[Stored entries]
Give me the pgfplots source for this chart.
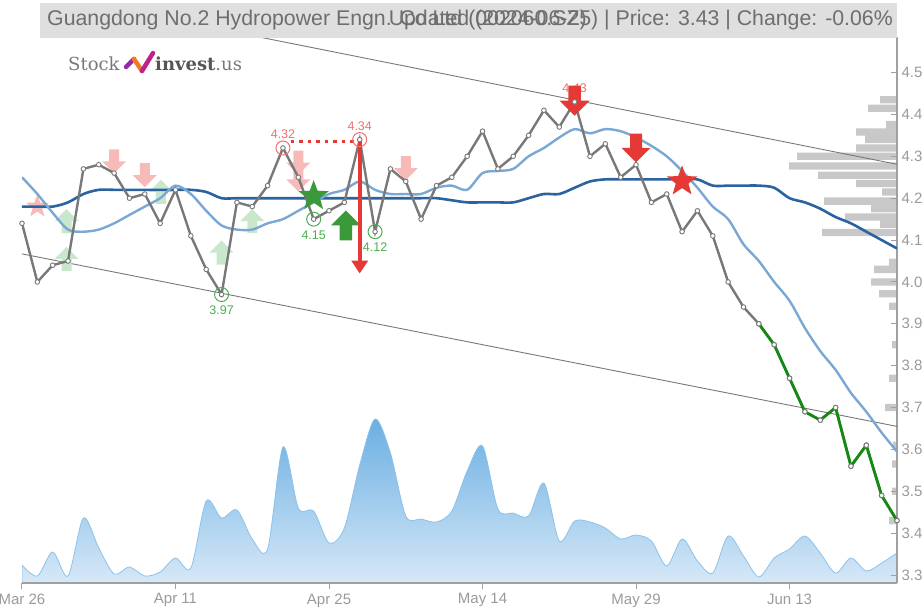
\documentclass[border=0pt]{standalone}
\usepackage{pgfplots}
\pgfplotsset{compat=1.18}
\usepackage{pgfplotstable}
\usepackage{fontspec}
\setmainfont{Liberation Sans}
\newfontfamily\logofont{DejaVu Serif}
\usetikzlibrary{shapes.geometric,arrows.meta}

\definecolor{pricegray}{HTML}{787878}
\definecolor{maone}{HTML}{7BA7D4}
\definecolor{matwo}{HTML}{2B62A0}
\definecolor{axgray}{HTML}{A0A0A0}
\definecolor{lblgray}{HTML}{9A9A9A}
\definecolor{sred}{HTML}{E53935}
\definecolor{lred}{HTML}{F07070}
\definecolor{sgreen}{HTML}{3A9A3A}
\definecolor{lgreen}{HTML}{4CAF50}
\definecolor{dgreen}{HTML}{138A13}
\definecolor{fpink}{HTML}{F6BAB8}
\definecolor{fgreen}{HTML}{C9E7CA}
\definecolor{voltop}{HTML}{6AAEE2}
\definecolor{volbot}{HTML}{D6E8F7}
\definecolor{volline}{HTML}{8CC2EA}
\definecolor{profgray}{HTML}{C8C8C8}
\definecolor{titlebg}{HTML}{DFDFDF}
\definecolor{titletxt}{HTML}{6E6E6E}

\pgfplotstableread{
i p
0 4.14
1 4.00
2 4.04
3 4.05
4 4.27
5 4.28
6 4.26
7 4.20
8 4.21
9 4.14
10 4.22
11 4.11
12 4.03
13 3.97
14 4.19
15 4.18
16 4.23
17 4.32
18 4.25
19 4.15
20 4.17
21 4.19
22 4.34
23 4.12
24 4.27
25 4.24
26 4.15
27 4.23
28 4.25
29 4.30
30 4.36
31 4.27
32 4.30
33 4.35
34 4.41
35 4.37
36 4.43
37 4.30
38 4.33
39 4.25
40 4.28
41 4.19
42 4.21
43 4.12
44 4.17
45 4.11
46 4.00
47 3.94
48 3.90
49 3.85
50 3.77
51 3.69
52 3.67
53 3.70
54 3.56
55 3.61
56 3.49
57 3.43
}\pricetable

\pgfplotstableread{
i p
48 3.90
49 3.85
50 3.77
51 3.69
52 3.67
53 3.70
54 3.56
55 3.61
56 3.49
57 3.43
}\greentable

\pgfplotstableread{
i m
0 4.25
1 4.21
2 4.165
3 4.125
4 4.12
5 4.125
6 4.14
7 4.16
8 4.18
9 4.20
10 4.23
11 4.21
12 4.17
13 4.135
14 4.125
15 4.125
16 4.14
17 4.15
18 4.17
19 4.19
20 4.21
21 4.22
22 4.24
23 4.22
24 4.21
25 4.21
26 4.21
27 4.225
28 4.23
29 4.22
30 4.26
31 4.265
32 4.27
33 4.30
34 4.32
35 4.345
36 4.365
37 4.355
38 4.365
39 4.36
40 4.345
41 4.325
42 4.30
43 4.265
44 4.225
45 4.18
46 4.15
47 4.09
48 4.05
49 4.00
50 3.955
51 3.89
52 3.835
53 3.79
54 3.735
55 3.69
56 3.64
57 3.595
}\maonetable

\pgfplotstableread{
i m
0 4.18
1 4.18
2 4.18
3 4.19
4 4.21
5 4.22
6 4.22
7 4.22
8 4.22
9 4.22
10 4.22
11 4.22
12 4.215
13 4.20
14 4.20
15 4.20
16 4.20
17 4.20
18 4.20
19 4.20
20 4.20
21 4.20
22 4.20
23 4.20
24 4.20
25 4.20
26 4.20
27 4.20
28 4.195
29 4.19
30 4.19
31 4.19
32 4.19
33 4.20
34 4.21
35 4.21
36 4.225
37 4.24
38 4.245
39 4.245
40 4.245
41 4.245
42 4.245
43 4.245
44 4.245
45 4.23
46 4.23
47 4.23
48 4.23
49 4.225
50 4.20
51 4.19
52 4.175
53 4.155
54 4.14
55 4.12
56 4.10
57 4.08
}\matwotable

\pgfplotstableread{
i v
0 18
1 7
2 31
3 7
4 65
5 35
6 9
7 16
8 7
9 11
10 25
11 15
12 82
13 65
14 73
15 44
16 34
17 136
18 75
19 72
20 40
21 55
22 118
23 164
24 130
25 67
26 64
27 61
28 72
29 112
30 137
31 74
32 70
33 67
34 100
35 42
36 62
37 61
38 55
39 44
40 48
41 42
42 17
43 44
44 22
45 10
46 47
47 27
48 6
49 25
50 34
51 47
52 30
53 10
54 25
55 12
56 20
57 30
}\voltable

\pgfplotstableread{
w p
17 4.435
29 4.415
11 4.376
41 4.358
32 4.340
41 4.320
100 4.300
108 4.277
79 4.255
41 4.235
15 4.215
73 4.193
26 4.175
52 4.155
17 4.138
75 4.118
8 4.047
23 4.030
26 4.000
18 3.972
8 3.942
5 3.850
8 3.770
12 3.700
4 3.610
5 3.565
5 3.500
8 3.430
}\proftable

\pgfplotstableread{
i c
0 4.067
57 3.655
}\lowchannel
\pgfplotstableread{
i c
0 4.698
57 4.281
}\upchannel

\newcommand\arrdown[3]{% position, color, scale
  \fill[#2, shift={(#1)}, scale=#3] (-5pt,12pt) -- (5pt,12pt) -- (5pt,0pt) -- (12pt,0pt) -- (0pt,-12pt) -- (-12pt,0pt) -- (-5pt,0pt) -- cycle;}
\newcommand\arrup[3]{%
  \fill[#2, shift={(#1)}, scale=#3] (-5pt,-12pt) -- (5pt,-12pt) -- (5pt,0pt) -- (12pt,0pt) -- (0pt,12pt) -- (-12pt,0pt) -- (-5pt,0pt) -- cycle;}

\begin{document}
\begin{tikzpicture}
% volume profile
\begin{axis}[
  at={(0pt,0pt)}, anchor=south west, scale only axis,
  width=875pt, height=546pt,
  hide axis, x dir=reverse,
  xmin=0, xmax=875, ymin=3.281, ymax=4.585,
]
\addplot[xbar, bar width=0.0175, fill=profgray, draw=none] table[x=w, y=p] {\proftable};
\end{axis}
% volume
\begin{axis}[
  at={(0pt,0pt)}, anchor=south west, scale only axis,
  width=875pt, height=546pt,
  hide axis,
  xmin=0, xmax=57, ymin=0, ymax=546,
]
\addplot[smooth, draw=volline, line width=0.8pt, top color=voltop, bottom color=volbot] table[x=i, y=v] {\voltable} \closedcycle;
\end{axis}
% price
\begin{axis}[
  at={(0pt,0pt)}, anchor=south west, scale only axis,
  width=875pt, height=546pt,
  xmin=0, xmax=57, ymin=3.281, ymax=4.585,
  axis x line*=bottom, axis y line*=right,
  axis line style={draw=axgray, line width=1.2pt},
  tick align=outside, major tick length=6pt,
  tick style={draw=axgray, line width=1pt},
  ytick style={xshift=-6pt},
  xtick={0,10,20,30,40,50},
  xticklabels={Mar 26,Apr 11,Apr 25,May 14,May 29,Jun 13},
  ytick={3.3,3.4,3.5,3.6,3.7,3.8,3.9,4.0,4.1,4.2,4.3,4.4,4.5},
  /pgf/number format/fixed, /pgf/number format/fixed zerofill,
  /pgf/number format/precision=1, /pgf/number format/assume math mode=true,
  ticklabel style={font=\fontsize{15}{15}\selectfont, text=lblgray},
  yticklabel style={xshift=-5pt},
  xticklabel style={yshift=-1pt},
  minor tick num=0,
]
% channel lines
\addplot[draw=pricegray, line width=0.9pt] table[x=i, y=c] {\lowchannel};
\addplot[draw=pricegray, line width=0.9pt] table[x=i, y=c] {\upchannel};
% faded signals
\arrdown{axis cs:6,4.288}{fpink}{1}
\arrdown{axis cs:8,4.255}{fpink}{1}
\arrdown{axis cs:18,4.285}{fpink}{1}
\arrdown{axis cs:18,4.245}{fpink}{1}
\arrdown{axis cs:25,4.272}{fpink}{1}
\node[star, star points=5, star point ratio=2.4, fill=fpink, minimum size=24pt, inner sep=0pt] at (axis cs:1,4.18) {};
\arrup{axis cs:2.9,4.145}{fgreen}{1}
\arrup{axis cs:2.9,4.055}{fgreen}{1}
\arrup{axis cs:9.05,4.215}{fgreen}{1}
\arrup{axis cs:13,4.07}{fgreen}{1}
\arrup{axis cs:15,4.145}{fgreen}{1}
% moving averages
\addplot[draw=matwo, line width=2.6pt, smooth] table[x=i, y=m] {\matwotable};
\addplot[draw=maone, line width=2.4pt, smooth] table[x=i, y=m] {\maonetable};
% price
\addplot[draw=pricegray, line width=2.4pt, mark=*, mark size=2.3pt,
  mark options={fill=white, draw=pricegray, line width=0.9pt}] table[x=i, y=p] {\pricetable};
\addplot[draw=dgreen, line width=2.8pt, mark=*, mark size=2.3pt,
  mark options={fill=white, draw=pricegray, line width=0.9pt}] table[x=i, y=p] {\greentable};
% strong signals
\node[star, star points=5, star point ratio=2.4, fill=sgreen, minimum size=32pt, inner sep=0pt] at (axis cs:19,4.205) {};
\arrup{axis cs:21.1,4.135}{sgreen}{1.25}
\draw[sred, line width=2.8pt, dash pattern=on 3.5pt off 5pt] (axis cs:17.5,4.335) -- (axis cs:21.6,4.335);
\draw[sred, line width=4pt, -{Triangle[width=16pt,length=13pt]}] (axis cs:22,4.34) -- (axis cs:22,4.02);
% high/low circles and labels
\draw[lred, line width=1pt] (axis cs:17,4.32) circle (7pt);
\draw[lred, line width=1pt] (axis cs:22,4.34) circle (7pt);
\draw[lgreen, line width=1pt] (axis cs:13,3.97) circle (7pt);
\draw[lgreen, line width=1pt] (axis cs:19,4.15) circle (7pt);
\draw[lgreen, line width=1pt] (axis cs:23,4.12) circle (7pt);
\node[text=lred, font=\fontsize{12.5}{12.5}\selectfont] at (axis cs:17,4.32) [yshift=14pt] {4.32};
\node[text=lred, font=\fontsize{12.5}{12.5}\selectfont] at (axis cs:22,4.34) [yshift=13pt] {4.34};
\node[text=lred, font=\fontsize{12.5}{12.5}\selectfont] at (axis cs:36,4.43) [yshift=14pt] {4.43};
\node[text=lgreen, font=\fontsize{12.5}{12.5}\selectfont] at (axis cs:13,3.97) [yshift=-16pt] {3.97};
\node[text=lgreen, font=\fontsize{12.5}{12.5}\selectfont] at (axis cs:19,4.15) [yshift=-16pt] {4.15};
\node[text=lgreen, font=\fontsize{12.5}{12.5}\selectfont] at (axis cs:23,4.12) [yshift=-15pt] {4.12};
% red sell signals
\arrdown{axis cs:36,4.433}{sred}{1.25}
\arrdown{axis cs:40,4.32}{sred}{1.2}
\node[star, star points=5, star point ratio=2.4, fill=sred, minimum size=32pt, inner sep=0pt] at (axis cs:43,4.24) {};
\end{axis}
% title bar
\fill[titlebg] (18pt,545pt) rectangle (875pt,580pt);
\node[anchor=west, text=titletxt, font=\fontsize{21.3}{23}\selectfont, inner sep=0pt] at (25pt,563pt) {Guangdong No.2 Hydropower Engn. Co Ltd (002060.SZ)};
\node[anchor=east, text=titletxt, font=\fontsize{21.3}{23}\selectfont, inner sep=0pt] at (871pt,563pt) {Updated (2024-06-25) | Price: 3.43 | Change: -0.06\%};
% logo
\node[anchor=base west, inner sep=0pt, text=pricegray, font=\logofont\fontsize{18}{18}\selectfont] at (46pt,512pt) {Stock};
\draw[line width=4.5pt, color={rgb,255:red,150;green,40;blue,170}, line cap=round] (104pt,516pt) -- (112pt,524pt);
\draw[line width=4.5pt, color={rgb,255:red,245;green,120;blue,40}, line cap=round] (112pt,524pt) -- (120pt,512pt);
\draw[line width=4.5pt, color={rgb,255:red,190;green,35;blue,140}, line cap=round] (120pt,512pt) -- (131pt,530pt);
\node[anchor=base west, inner sep=0pt, text={rgb,255:red,85;green,85;blue,85}, font=\logofont\bfseries\fontsize{18}{18}\selectfont] at (133pt,512pt) {invest\mdseries\color{pricegray}.us};
\pgfresetboundingbox
\useasboundingbox (-22pt,-27pt) rectangle (901pt,583pt);
\end{tikzpicture}
\end{document}
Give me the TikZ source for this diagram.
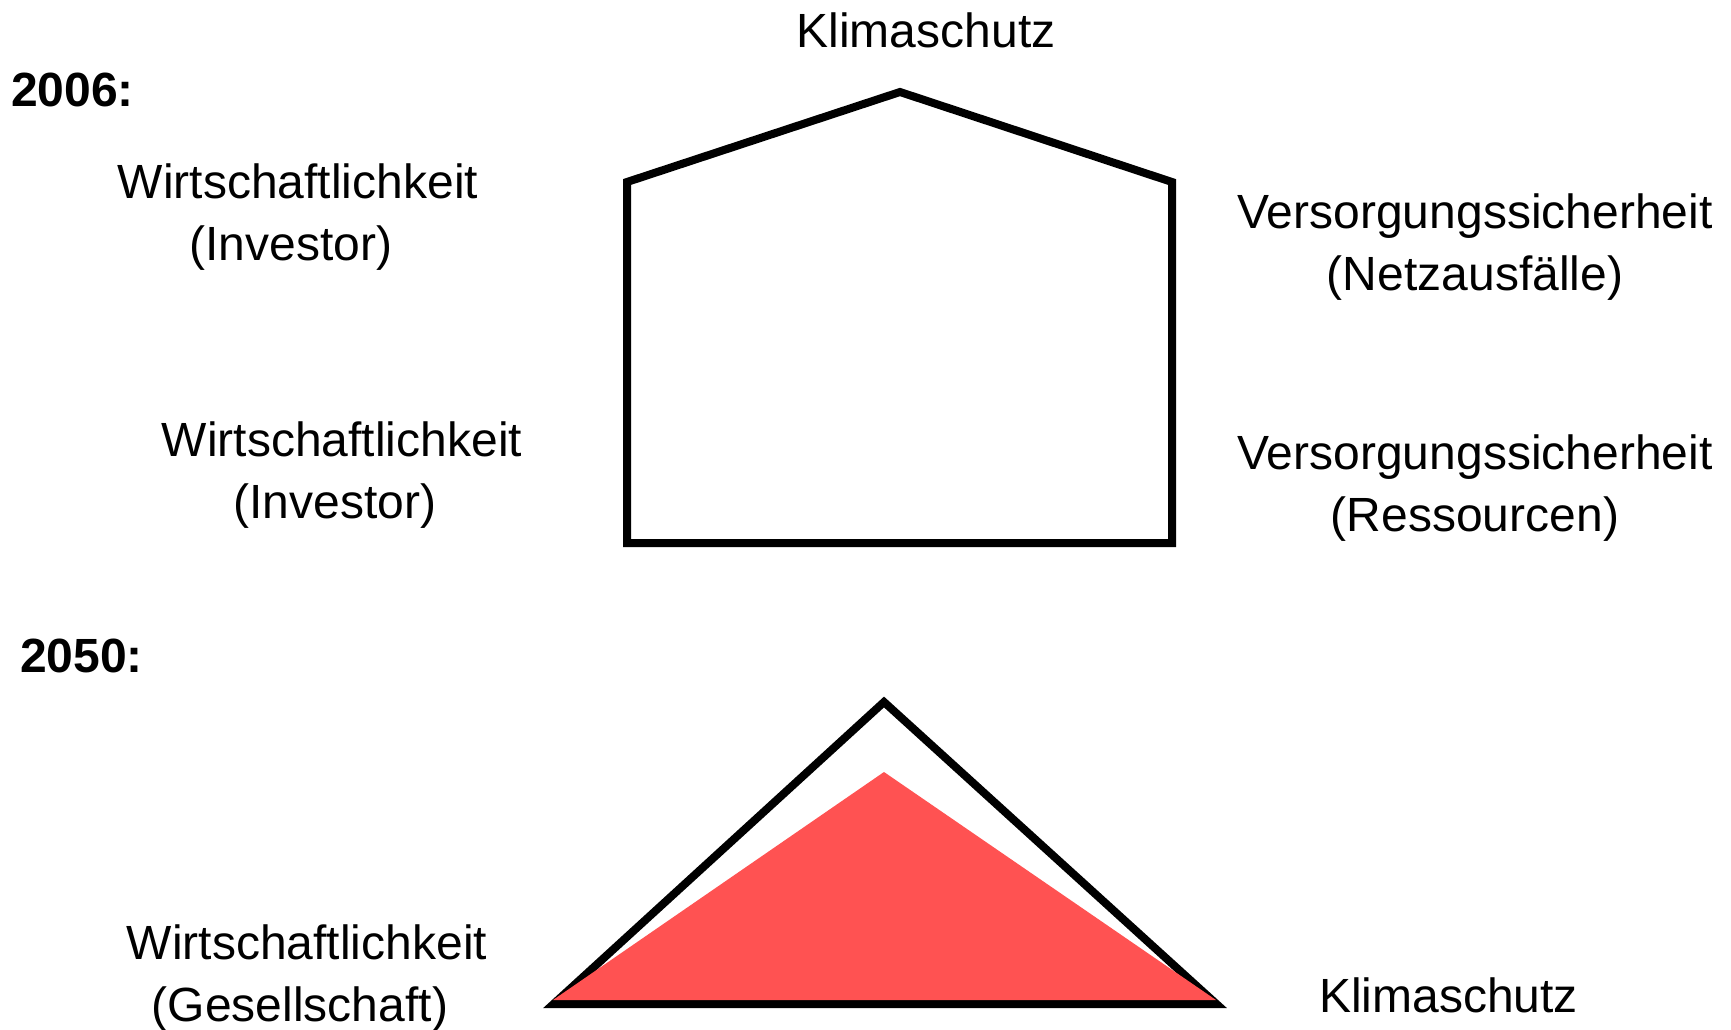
\documentclass[tikz,border=0pt]{standalone}
\usepackage{fontspec}
\setmainfont{Liberation Sans}
\definecolor{redfill}{RGB}{255,82,82}
\begin{document}
\begin{tikzpicture}[x=1pt,y=-1pt,
  lbl/.style={inner sep=0pt, align=center, font=\fontsize{48}{62}\selectfont},
  yearlbl/.style={inner sep=0pt, anchor=base west, font=\fontsize{48}{62}\selectfont\bfseries},
  outline/.style={draw=black, line width=8pt, line join=miter, miter limit=20}]
\useasboundingbox[fill=white] (0,0) rectangle (1731,1030);
% 2006 house
\coordinate (hbl) at (627,543);
\coordinate (hbr) at (1172,543);
\coordinate (hsr) at (1172,182);
\coordinate (hap) at (900,92);
\coordinate (hsl) at (627,182);
\draw[outline] (hbl) -- (hbr) -- (hsr) -- (hap) -- (hsl) -- cycle;
% 2050 triangle
\coordinate (tl) at (553.5,1004);
\coordinate (tr) at (1216.5,1004);
\coordinate (ta) at (884,702);
\draw[outline] (tl) -- (tr) -- (ta) -- cycle;
\coordinate (rl) at (553,1000);
\coordinate (rr) at (1216,1000);
\coordinate (ra) at (884,772);
\fill[redfill] (rl) -- (rr) -- (ra) -- cycle;
% labels
\node[yearlbl] (y2006) at (11,107) {2006:};
\node[yearlbl] (y2050) at (20,672) {2050:};
\node[lbl, anchor=base] (klima1) at (926,47.5) {Klimaschutz};
\node[lbl] (wi1) at (298,217) {Wirtschaftlichkeit\\(Investor)\hspace*{14pt}};
\node[lbl] (wi2) at (342,475) {Wirtschaftlichkeit\\(Investor)\hspace*{14pt}};
\node[lbl] (vn) at (1475,247) {Versorgungssicherheit\\(Netzausfälle)};
\node[lbl] (vr) at (1475,488) {Versorgungssicherheit\\(Ressourcen)};
\node[lbl] (wg) at (307,978) {Wirtschaftlichkeit\\(Gesellschaft)\hspace*{14pt}};
\node[lbl, anchor=base] (klima2) at (1448.5,1012) {Klimaschutz};
\end{tikzpicture}
\end{document}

*Exercise*
Starting with the line that holds "Give me the TikZ source for this diagram.", repeat exactly every line through the end of the material above, both ends included, without the pictures.

*The answer*
Give me the TikZ source for this diagram.
\documentclass[tikz,border=0pt]{standalone}
\usepackage{fontspec}
\setmainfont{Liberation Sans}
\definecolor{redfill}{RGB}{255,82,82}
\begin{document}
\begin{tikzpicture}[x=1pt,y=-1pt,
  lbl/.style={inner sep=0pt, align=center, font=\fontsize{48}{62}\selectfont},
  yearlbl/.style={inner sep=0pt, anchor=base west, font=\fontsize{48}{62}\selectfont\bfseries},
  outline/.style={draw=black, line width=8pt, line join=miter, miter limit=20}]
\useasboundingbox[fill=white] (0,0) rectangle (1731,1030);
% 2006 house
\coordinate (hbl) at (627,543);
\coordinate (hbr) at (1172,543);
\coordinate (hsr) at (1172,182);
\coordinate (hap) at (900,92);
\coordinate (hsl) at (627,182);
\draw[outline] (hbl) -- (hbr) -- (hsr) -- (hap) -- (hsl) -- cycle;
% 2050 triangle
\coordinate (tl) at (553.5,1004);
\coordinate (tr) at (1216.5,1004);
\coordinate (ta) at (884,702);
\draw[outline] (tl) -- (tr) -- (ta) -- cycle;
\coordinate (rl) at (553,1000);
\coordinate (rr) at (1216,1000);
\coordinate (ra) at (884,772);
\fill[redfill] (rl) -- (rr) -- (ra) -- cycle;
% labels
\node[yearlbl] (y2006) at (11,107) {2006:};
\node[yearlbl] (y2050) at (20,672) {2050:};
\node[lbl, anchor=base] (klima1) at (926,47.5) {Klimaschutz};
\node[lbl] (wi1) at (298,217) {Wirtschaftlichkeit\\(Investor)\hspace*{14pt}};
\node[lbl] (wi2) at (342,475) {Wirtschaftlichkeit\\(Investor)\hspace*{14pt}};
\node[lbl] (vn) at (1475,247) {Versorgungssicherheit\\(Netzausfälle)};
\node[lbl] (vr) at (1475,488) {Versorgungssicherheit\\(Ressourcen)};
\node[lbl] (wg) at (307,978) {Wirtschaftlichkeit\\(Gesellschaft)\hspace*{14pt}};
\node[lbl, anchor=base] (klima2) at (1448.5,1012) {Klimaschutz};
\end{tikzpicture}
\end{document}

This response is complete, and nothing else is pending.